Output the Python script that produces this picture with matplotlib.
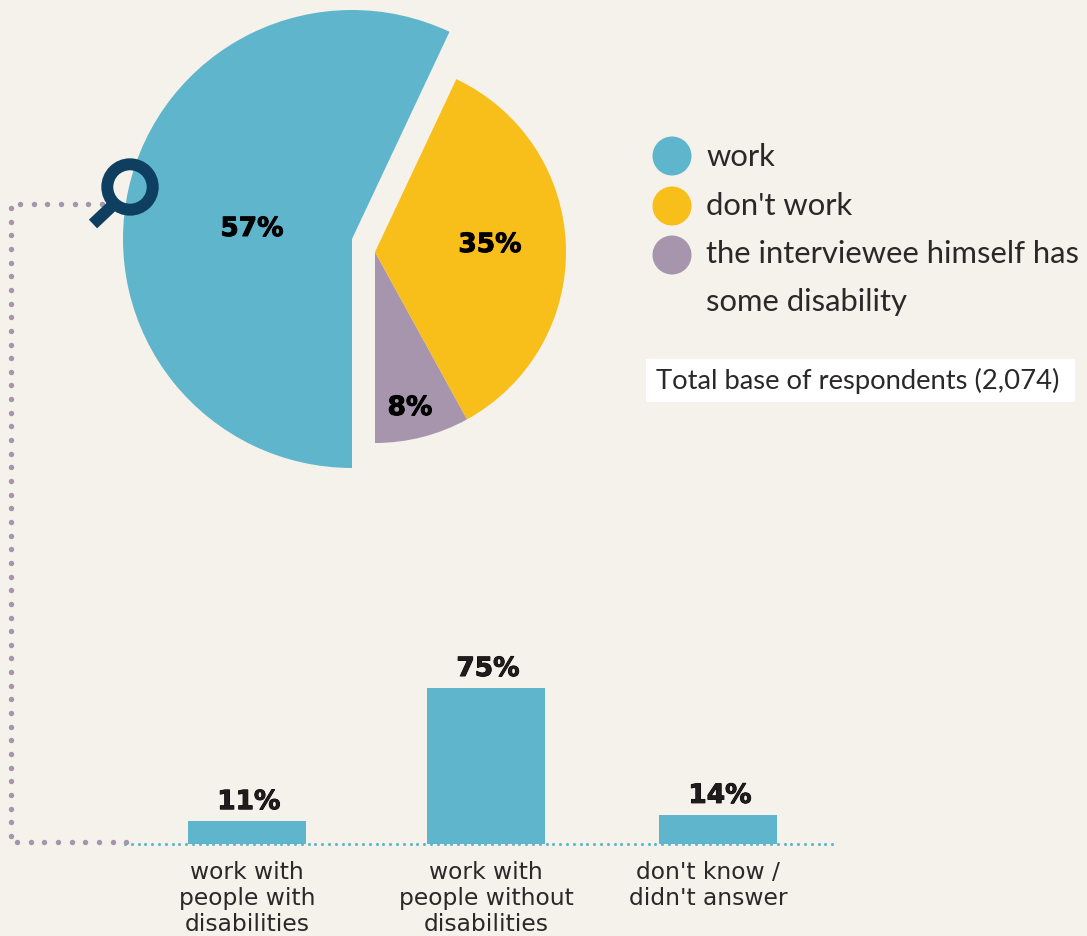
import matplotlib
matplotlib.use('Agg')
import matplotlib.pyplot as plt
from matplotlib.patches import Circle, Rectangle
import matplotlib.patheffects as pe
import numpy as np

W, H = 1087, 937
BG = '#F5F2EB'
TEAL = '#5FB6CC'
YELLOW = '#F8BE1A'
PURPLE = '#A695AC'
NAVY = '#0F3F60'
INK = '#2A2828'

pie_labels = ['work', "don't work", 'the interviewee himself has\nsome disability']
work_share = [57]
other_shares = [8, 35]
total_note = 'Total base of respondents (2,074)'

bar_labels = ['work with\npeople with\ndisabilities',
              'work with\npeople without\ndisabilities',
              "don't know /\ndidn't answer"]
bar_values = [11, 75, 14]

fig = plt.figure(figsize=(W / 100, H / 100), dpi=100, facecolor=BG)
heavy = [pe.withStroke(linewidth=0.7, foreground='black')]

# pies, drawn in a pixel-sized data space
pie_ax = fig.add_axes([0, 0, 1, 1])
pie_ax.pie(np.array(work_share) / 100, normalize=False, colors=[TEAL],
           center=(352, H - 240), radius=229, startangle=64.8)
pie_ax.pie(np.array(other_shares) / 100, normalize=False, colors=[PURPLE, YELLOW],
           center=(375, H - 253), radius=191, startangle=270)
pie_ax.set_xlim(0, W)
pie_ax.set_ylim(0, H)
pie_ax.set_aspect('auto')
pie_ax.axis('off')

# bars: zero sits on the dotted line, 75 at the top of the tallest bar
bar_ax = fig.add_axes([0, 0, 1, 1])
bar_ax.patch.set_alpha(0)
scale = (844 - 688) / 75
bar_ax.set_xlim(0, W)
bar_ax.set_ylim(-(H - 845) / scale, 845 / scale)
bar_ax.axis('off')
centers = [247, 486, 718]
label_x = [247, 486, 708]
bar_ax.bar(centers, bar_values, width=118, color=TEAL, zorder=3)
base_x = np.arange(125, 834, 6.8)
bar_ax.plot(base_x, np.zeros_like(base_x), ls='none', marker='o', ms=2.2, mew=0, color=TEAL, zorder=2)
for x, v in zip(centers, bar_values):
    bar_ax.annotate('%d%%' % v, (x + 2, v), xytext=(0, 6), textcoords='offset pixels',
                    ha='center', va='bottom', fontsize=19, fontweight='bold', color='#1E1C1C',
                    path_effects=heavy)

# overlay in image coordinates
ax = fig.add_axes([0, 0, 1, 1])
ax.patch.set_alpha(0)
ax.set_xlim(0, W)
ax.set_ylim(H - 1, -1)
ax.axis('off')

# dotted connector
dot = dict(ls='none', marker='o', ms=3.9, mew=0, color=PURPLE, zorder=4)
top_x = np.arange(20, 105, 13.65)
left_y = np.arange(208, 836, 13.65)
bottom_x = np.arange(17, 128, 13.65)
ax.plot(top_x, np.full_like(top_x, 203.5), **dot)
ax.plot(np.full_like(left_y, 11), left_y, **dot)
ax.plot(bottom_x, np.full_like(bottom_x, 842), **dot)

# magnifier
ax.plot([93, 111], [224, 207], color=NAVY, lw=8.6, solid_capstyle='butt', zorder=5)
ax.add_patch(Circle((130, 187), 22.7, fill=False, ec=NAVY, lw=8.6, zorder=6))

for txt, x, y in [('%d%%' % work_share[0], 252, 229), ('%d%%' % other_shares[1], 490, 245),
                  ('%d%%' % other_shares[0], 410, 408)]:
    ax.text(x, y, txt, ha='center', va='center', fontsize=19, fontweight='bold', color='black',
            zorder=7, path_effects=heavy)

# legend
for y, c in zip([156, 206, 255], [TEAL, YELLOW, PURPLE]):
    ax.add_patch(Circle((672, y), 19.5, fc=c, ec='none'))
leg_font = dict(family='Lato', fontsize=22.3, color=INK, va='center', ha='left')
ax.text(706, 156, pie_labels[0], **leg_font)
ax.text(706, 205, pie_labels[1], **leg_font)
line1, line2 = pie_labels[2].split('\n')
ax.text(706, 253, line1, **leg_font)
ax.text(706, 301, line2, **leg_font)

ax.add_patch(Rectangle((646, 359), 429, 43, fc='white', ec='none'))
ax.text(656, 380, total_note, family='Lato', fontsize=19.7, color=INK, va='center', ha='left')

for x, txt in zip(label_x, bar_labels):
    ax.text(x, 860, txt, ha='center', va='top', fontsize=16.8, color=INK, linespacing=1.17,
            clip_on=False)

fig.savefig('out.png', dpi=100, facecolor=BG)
........
- PROBLEM TO WORK ON: Repeat the data exactly, without the pictures.

- SOLUTION TO THIS EXERCISE:
Output the Python script that produces this picture with matplotlib.
import matplotlib
matplotlib.use('Agg')
import matplotlib.pyplot as plt
from matplotlib.patches import Circle, Rectangle
import matplotlib.patheffects as pe
import numpy as np

W, H = 1087, 937
BG = '#F5F2EB'
TEAL = '#5FB6CC'
YELLOW = '#F8BE1A'
PURPLE = '#A695AC'
NAVY = '#0F3F60'
INK = '#2A2828'

pie_labels = ['work', "don't work", 'the interviewee himself has\nsome disability']
work_share = [57]
other_shares = [8, 35]
total_note = 'Total base of respondents (2,074)'

bar_labels = ['work with\npeople with\ndisabilities',
              'work with\npeople without\ndisabilities',
              "don't know /\ndidn't answer"]
bar_values = [11, 75, 14]

fig = plt.figure(figsize=(W / 100, H / 100), dpi=100, facecolor=BG)
heavy = [pe.withStroke(linewidth=0.7, foreground='black')]

# pies, drawn in a pixel-sized data space
pie_ax = fig.add_axes([0, 0, 1, 1])
pie_ax.pie(np.array(work_share) / 100, normalize=False, colors=[TEAL],
           center=(352, H - 240), radius=229, startangle=64.8)
pie_ax.pie(np.array(other_shares) / 100, normalize=False, colors=[PURPLE, YELLOW],
           center=(375, H - 253), radius=191, startangle=270)
pie_ax.set_xlim(0, W)
pie_ax.set_ylim(0, H)
pie_ax.set_aspect('auto')
pie_ax.axis('off')

# bars: zero sits on the dotted line, 75 at the top of the tallest bar
bar_ax = fig.add_axes([0, 0, 1, 1])
bar_ax.patch.set_alpha(0)
scale = (844 - 688) / 75
bar_ax.set_xlim(0, W)
bar_ax.set_ylim(-(H - 845) / scale, 845 / scale)
bar_ax.axis('off')
centers = [247, 486, 718]
label_x = [247, 486, 708]
bar_ax.bar(centers, bar_values, width=118, color=TEAL, zorder=3)
base_x = np.arange(125, 834, 6.8)
bar_ax.plot(base_x, np.zeros_like(base_x), ls='none', marker='o', ms=2.2, mew=0, color=TEAL, zorder=2)
for x, v in zip(centers, bar_values):
    bar_ax.annotate('%d%%' % v, (x + 2, v), xytext=(0, 6), textcoords='offset pixels',
                    ha='center', va='bottom', fontsize=19, fontweight='bold', color='#1E1C1C',
                    path_effects=heavy)

# overlay in image coordinates
ax = fig.add_axes([0, 0, 1, 1])
ax.patch.set_alpha(0)
ax.set_xlim(0, W)
ax.set_ylim(H - 1, -1)
ax.axis('off')

# dotted connector
dot = dict(ls='none', marker='o', ms=3.9, mew=0, color=PURPLE, zorder=4)
top_x = np.arange(20, 105, 13.65)
left_y = np.arange(208, 836, 13.65)
bottom_x = np.arange(17, 128, 13.65)
ax.plot(top_x, np.full_like(top_x, 203.5), **dot)
ax.plot(np.full_like(left_y, 11), left_y, **dot)
ax.plot(bottom_x, np.full_like(bottom_x, 842), **dot)

# magnifier
ax.plot([93, 111], [224, 207], color=NAVY, lw=8.6, solid_capstyle='butt', zorder=5)
ax.add_patch(Circle((130, 187), 22.7, fill=False, ec=NAVY, lw=8.6, zorder=6))

for txt, x, y in [('%d%%' % work_share[0], 252, 229), ('%d%%' % other_shares[1], 490, 245),
                  ('%d%%' % other_shares[0], 410, 408)]:
    ax.text(x, y, txt, ha='center', va='center', fontsize=19, fontweight='bold', color='black',
            zorder=7, path_effects=heavy)

# legend
for y, c in zip([156, 206, 255], [TEAL, YELLOW, PURPLE]):
    ax.add_patch(Circle((672, y), 19.5, fc=c, ec='none'))
leg_font = dict(family='Lato', fontsize=22.3, color=INK, va='center', ha='left')
ax.text(706, 156, pie_labels[0], **leg_font)
ax.text(706, 205, pie_labels[1], **leg_font)
line1, line2 = pie_labels[2].split('\n')
ax.text(706, 253, line1, **leg_font)
ax.text(706, 301, line2, **leg_font)

ax.add_patch(Rectangle((646, 359), 429, 43, fc='white', ec='none'))
ax.text(656, 380, total_note, family='Lato', fontsize=19.7, color=INK, va='center', ha='left')

for x, txt in zip(label_x, bar_labels):
    ax.text(x, 860, txt, ha='center', va='top', fontsize=16.8, color=INK, linespacing=1.17,
            clip_on=False)

fig.savefig('out.png', dpi=100, facecolor=BG)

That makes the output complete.